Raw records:
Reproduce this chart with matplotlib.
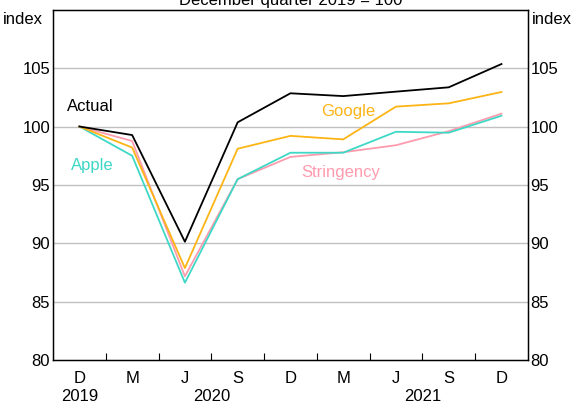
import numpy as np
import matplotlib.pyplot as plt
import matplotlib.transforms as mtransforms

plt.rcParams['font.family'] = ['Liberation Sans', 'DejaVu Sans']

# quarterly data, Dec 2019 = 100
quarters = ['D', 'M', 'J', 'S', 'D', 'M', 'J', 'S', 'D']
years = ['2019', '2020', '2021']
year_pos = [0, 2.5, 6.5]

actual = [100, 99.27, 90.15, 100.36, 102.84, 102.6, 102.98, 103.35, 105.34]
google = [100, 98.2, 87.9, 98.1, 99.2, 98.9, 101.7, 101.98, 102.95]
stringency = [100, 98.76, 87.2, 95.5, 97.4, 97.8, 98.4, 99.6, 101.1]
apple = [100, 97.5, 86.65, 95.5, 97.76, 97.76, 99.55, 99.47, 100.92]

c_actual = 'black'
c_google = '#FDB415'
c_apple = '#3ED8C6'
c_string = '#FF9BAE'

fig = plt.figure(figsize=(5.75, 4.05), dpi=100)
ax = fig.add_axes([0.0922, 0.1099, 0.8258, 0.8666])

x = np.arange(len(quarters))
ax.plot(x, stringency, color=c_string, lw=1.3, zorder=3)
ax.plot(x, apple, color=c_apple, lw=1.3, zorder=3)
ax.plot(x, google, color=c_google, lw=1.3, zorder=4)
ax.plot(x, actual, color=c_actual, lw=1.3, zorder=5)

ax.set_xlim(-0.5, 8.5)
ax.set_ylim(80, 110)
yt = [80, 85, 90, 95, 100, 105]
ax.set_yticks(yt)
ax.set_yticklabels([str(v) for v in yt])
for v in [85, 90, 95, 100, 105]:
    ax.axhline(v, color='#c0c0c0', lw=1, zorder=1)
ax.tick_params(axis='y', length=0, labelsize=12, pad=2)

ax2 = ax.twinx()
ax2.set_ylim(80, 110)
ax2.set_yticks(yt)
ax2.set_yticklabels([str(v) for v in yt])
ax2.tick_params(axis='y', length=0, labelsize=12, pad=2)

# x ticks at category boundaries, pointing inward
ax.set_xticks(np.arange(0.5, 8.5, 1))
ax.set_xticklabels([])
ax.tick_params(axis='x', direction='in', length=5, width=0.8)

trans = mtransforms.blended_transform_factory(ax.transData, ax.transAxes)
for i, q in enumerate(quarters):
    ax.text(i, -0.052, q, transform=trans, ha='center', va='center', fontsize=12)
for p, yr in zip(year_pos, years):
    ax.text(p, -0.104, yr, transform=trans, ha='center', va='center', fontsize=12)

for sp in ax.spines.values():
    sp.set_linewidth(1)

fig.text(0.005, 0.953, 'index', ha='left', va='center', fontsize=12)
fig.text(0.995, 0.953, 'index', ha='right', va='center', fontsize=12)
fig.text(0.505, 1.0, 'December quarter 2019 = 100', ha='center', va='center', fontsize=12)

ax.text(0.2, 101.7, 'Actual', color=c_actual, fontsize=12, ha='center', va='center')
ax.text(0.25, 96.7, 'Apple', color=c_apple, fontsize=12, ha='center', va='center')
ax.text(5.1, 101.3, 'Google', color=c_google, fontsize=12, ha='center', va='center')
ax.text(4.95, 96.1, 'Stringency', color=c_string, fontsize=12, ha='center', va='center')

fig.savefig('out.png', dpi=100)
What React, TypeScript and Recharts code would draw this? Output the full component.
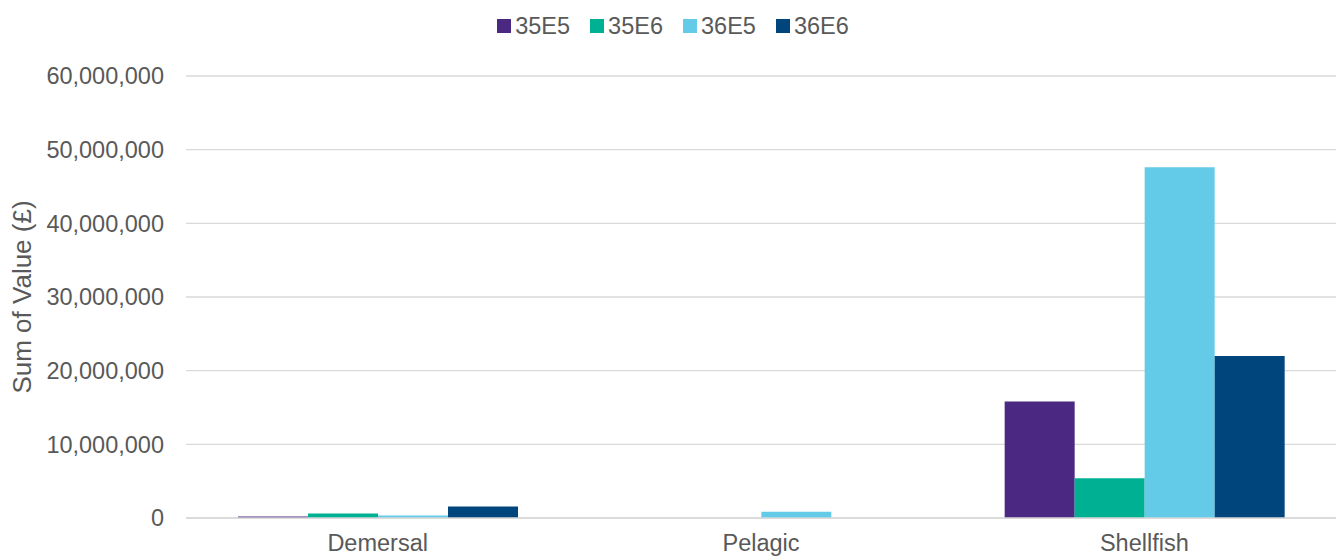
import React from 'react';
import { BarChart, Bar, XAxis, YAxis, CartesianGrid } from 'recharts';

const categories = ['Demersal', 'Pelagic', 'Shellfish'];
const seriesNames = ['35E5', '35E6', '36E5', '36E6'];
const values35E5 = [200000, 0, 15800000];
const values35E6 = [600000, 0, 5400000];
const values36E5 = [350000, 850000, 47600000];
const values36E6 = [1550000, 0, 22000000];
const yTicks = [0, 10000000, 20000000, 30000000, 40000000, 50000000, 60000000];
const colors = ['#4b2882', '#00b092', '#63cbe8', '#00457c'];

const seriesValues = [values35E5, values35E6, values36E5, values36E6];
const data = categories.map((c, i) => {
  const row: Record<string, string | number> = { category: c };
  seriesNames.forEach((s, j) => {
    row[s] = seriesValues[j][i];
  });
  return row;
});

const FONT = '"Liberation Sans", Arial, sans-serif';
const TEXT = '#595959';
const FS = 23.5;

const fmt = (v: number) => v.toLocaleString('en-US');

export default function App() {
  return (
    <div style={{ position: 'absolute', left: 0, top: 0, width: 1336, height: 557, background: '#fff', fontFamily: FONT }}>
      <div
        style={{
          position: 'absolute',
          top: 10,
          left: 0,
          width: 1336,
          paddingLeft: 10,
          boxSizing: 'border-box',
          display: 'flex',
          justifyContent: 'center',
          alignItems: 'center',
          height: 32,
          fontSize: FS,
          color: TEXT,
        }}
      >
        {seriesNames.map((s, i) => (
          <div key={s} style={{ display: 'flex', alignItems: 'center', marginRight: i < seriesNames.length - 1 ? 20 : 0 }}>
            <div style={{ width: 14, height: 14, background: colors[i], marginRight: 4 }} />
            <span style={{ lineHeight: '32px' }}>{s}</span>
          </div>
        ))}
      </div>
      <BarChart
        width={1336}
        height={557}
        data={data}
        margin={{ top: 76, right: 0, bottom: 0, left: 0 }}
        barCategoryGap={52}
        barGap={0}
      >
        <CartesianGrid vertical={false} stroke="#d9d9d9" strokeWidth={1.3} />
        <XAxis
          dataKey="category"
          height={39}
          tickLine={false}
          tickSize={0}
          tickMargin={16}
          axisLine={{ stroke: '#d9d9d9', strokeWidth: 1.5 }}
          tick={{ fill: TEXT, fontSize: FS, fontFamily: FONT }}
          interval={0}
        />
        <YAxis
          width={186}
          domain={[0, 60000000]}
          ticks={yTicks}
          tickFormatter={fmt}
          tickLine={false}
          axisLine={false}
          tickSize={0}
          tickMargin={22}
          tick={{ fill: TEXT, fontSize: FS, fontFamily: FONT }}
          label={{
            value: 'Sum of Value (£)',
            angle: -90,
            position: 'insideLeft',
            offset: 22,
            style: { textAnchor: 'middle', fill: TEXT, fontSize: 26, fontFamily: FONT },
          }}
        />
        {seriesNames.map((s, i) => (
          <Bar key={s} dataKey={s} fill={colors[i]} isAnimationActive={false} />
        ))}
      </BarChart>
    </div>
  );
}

## WRITTEN EXERCISE
Every line is to be duplicated exactly, though pictures stay out.

## THE SOLUTION
Reproduce this chart with matplotlib.
import numpy as np
import matplotlib.pyplot as plt
import matplotlib.transforms as mtransforms

plt.rcParams['font.family'] = ['Liberation Sans', 'DejaVu Sans']

# quarterly data, Dec 2019 = 100
quarters = ['D', 'M', 'J', 'S', 'D', 'M', 'J', 'S', 'D']
years = ['2019', '2020', '2021']
year_pos = [0, 2.5, 6.5]

actual = [100, 99.27, 90.15, 100.36, 102.84, 102.6, 102.98, 103.35, 105.34]
google = [100, 98.2, 87.9, 98.1, 99.2, 98.9, 101.7, 101.98, 102.95]
stringency = [100, 98.76, 87.2, 95.5, 97.4, 97.8, 98.4, 99.6, 101.1]
apple = [100, 97.5, 86.65, 95.5, 97.76, 97.76, 99.55, 99.47, 100.92]

c_actual = 'black'
c_google = '#FDB415'
c_apple = '#3ED8C6'
c_string = '#FF9BAE'

fig = plt.figure(figsize=(5.75, 4.05), dpi=100)
ax = fig.add_axes([0.0922, 0.1099, 0.8258, 0.8666])

x = np.arange(len(quarters))
ax.plot(x, stringency, color=c_string, lw=1.3, zorder=3)
ax.plot(x, apple, color=c_apple, lw=1.3, zorder=3)
ax.plot(x, google, color=c_google, lw=1.3, zorder=4)
ax.plot(x, actual, color=c_actual, lw=1.3, zorder=5)

ax.set_xlim(-0.5, 8.5)
ax.set_ylim(80, 110)
yt = [80, 85, 90, 95, 100, 105]
ax.set_yticks(yt)
ax.set_yticklabels([str(v) for v in yt])
for v in [85, 90, 95, 100, 105]:
    ax.axhline(v, color='#c0c0c0', lw=1, zorder=1)
ax.tick_params(axis='y', length=0, labelsize=12, pad=2)

ax2 = ax.twinx()
ax2.set_ylim(80, 110)
ax2.set_yticks(yt)
ax2.set_yticklabels([str(v) for v in yt])
ax2.tick_params(axis='y', length=0, labelsize=12, pad=2)

# x ticks at category boundaries, pointing inward
ax.set_xticks(np.arange(0.5, 8.5, 1))
ax.set_xticklabels([])
ax.tick_params(axis='x', direction='in', length=5, width=0.8)

trans = mtransforms.blended_transform_factory(ax.transData, ax.transAxes)
for i, q in enumerate(quarters):
    ax.text(i, -0.052, q, transform=trans, ha='center', va='center', fontsize=12)
for p, yr in zip(year_pos, years):
    ax.text(p, -0.104, yr, transform=trans, ha='center', va='center', fontsize=12)

for sp in ax.spines.values():
    sp.set_linewidth(1)

fig.text(0.005, 0.953, 'index', ha='left', va='center', fontsize=12)
fig.text(0.995, 0.953, 'index', ha='right', va='center', fontsize=12)
fig.text(0.505, 1.0, 'December quarter 2019 = 100', ha='center', va='center', fontsize=12)

ax.text(0.2, 101.7, 'Actual', color=c_actual, fontsize=12, ha='center', va='center')
ax.text(0.25, 96.7, 'Apple', color=c_apple, fontsize=12, ha='center', va='center')
ax.text(5.1, 101.3, 'Google', color=c_google, fontsize=12, ha='center', va='center')
ax.text(4.95, 96.1, 'Stringency', color=c_string, fontsize=12, ha='center', va='center')

fig.savefig('out.png', dpi=100)
What React, TypeScript and Recharts code would draw this? Output the full component.
import React from 'react';
import { BarChart, Bar, XAxis, YAxis, CartesianGrid } from 'recharts';

const categories = ['Demersal', 'Pelagic', 'Shellfish'];
const seriesNames = ['35E5', '35E6', '36E5', '36E6'];
const values35E5 = [200000, 0, 15800000];
const values35E6 = [600000, 0, 5400000];
const values36E5 = [350000, 850000, 47600000];
const values36E6 = [1550000, 0, 22000000];
const yTicks = [0, 10000000, 20000000, 30000000, 40000000, 50000000, 60000000];
const colors = ['#4b2882', '#00b092', '#63cbe8', '#00457c'];

const seriesValues = [values35E5, values35E6, values36E5, values36E6];
const data = categories.map((c, i) => {
  const row: Record<string, string | number> = { category: c };
  seriesNames.forEach((s, j) => {
    row[s] = seriesValues[j][i];
  });
  return row;
});

const FONT = '"Liberation Sans", Arial, sans-serif';
const TEXT = '#595959';
const FS = 23.5;

const fmt = (v: number) => v.toLocaleString('en-US');

export default function App() {
  return (
    <div style={{ position: 'absolute', left: 0, top: 0, width: 1336, height: 557, background: '#fff', fontFamily: FONT }}>
      <div
        style={{
          position: 'absolute',
          top: 10,
          left: 0,
          width: 1336,
          paddingLeft: 10,
          boxSizing: 'border-box',
          display: 'flex',
          justifyContent: 'center',
          alignItems: 'center',
          height: 32,
          fontSize: FS,
          color: TEXT,
        }}
      >
        {seriesNames.map((s, i) => (
          <div key={s} style={{ display: 'flex', alignItems: 'center', marginRight: i < seriesNames.length - 1 ? 20 : 0 }}>
            <div style={{ width: 14, height: 14, background: colors[i], marginRight: 4 }} />
            <span style={{ lineHeight: '32px' }}>{s}</span>
          </div>
        ))}
      </div>
      <BarChart
        width={1336}
        height={557}
        data={data}
        margin={{ top: 76, right: 0, bottom: 0, left: 0 }}
        barCategoryGap={52}
        barGap={0}
      >
        <CartesianGrid vertical={false} stroke="#d9d9d9" strokeWidth={1.3} />
        <XAxis
          dataKey="category"
          height={39}
          tickLine={false}
          tickSize={0}
          tickMargin={16}
          axisLine={{ stroke: '#d9d9d9', strokeWidth: 1.5 }}
          tick={{ fill: TEXT, fontSize: FS, fontFamily: FONT }}
          interval={0}
        />
        <YAxis
          width={186}
          domain={[0, 60000000]}
          ticks={yTicks}
          tickFormatter={fmt}
          tickLine={false}
          axisLine={false}
          tickSize={0}
          tickMargin={22}
          tick={{ fill: TEXT, fontSize: FS, fontFamily: FONT }}
          label={{
            value: 'Sum of Value (£)',
            angle: -90,
            position: 'insideLeft',
            offset: 22,
            style: { textAnchor: 'middle', fill: TEXT, fontSize: 26, fontFamily: FONT },
          }}
        />
        {seriesNames.map((s, i) => (
          <Bar key={s} dataKey={s} fill={colors[i]} isAnimationActive={false} />
        ))}
      </BarChart>
    </div>
  );
}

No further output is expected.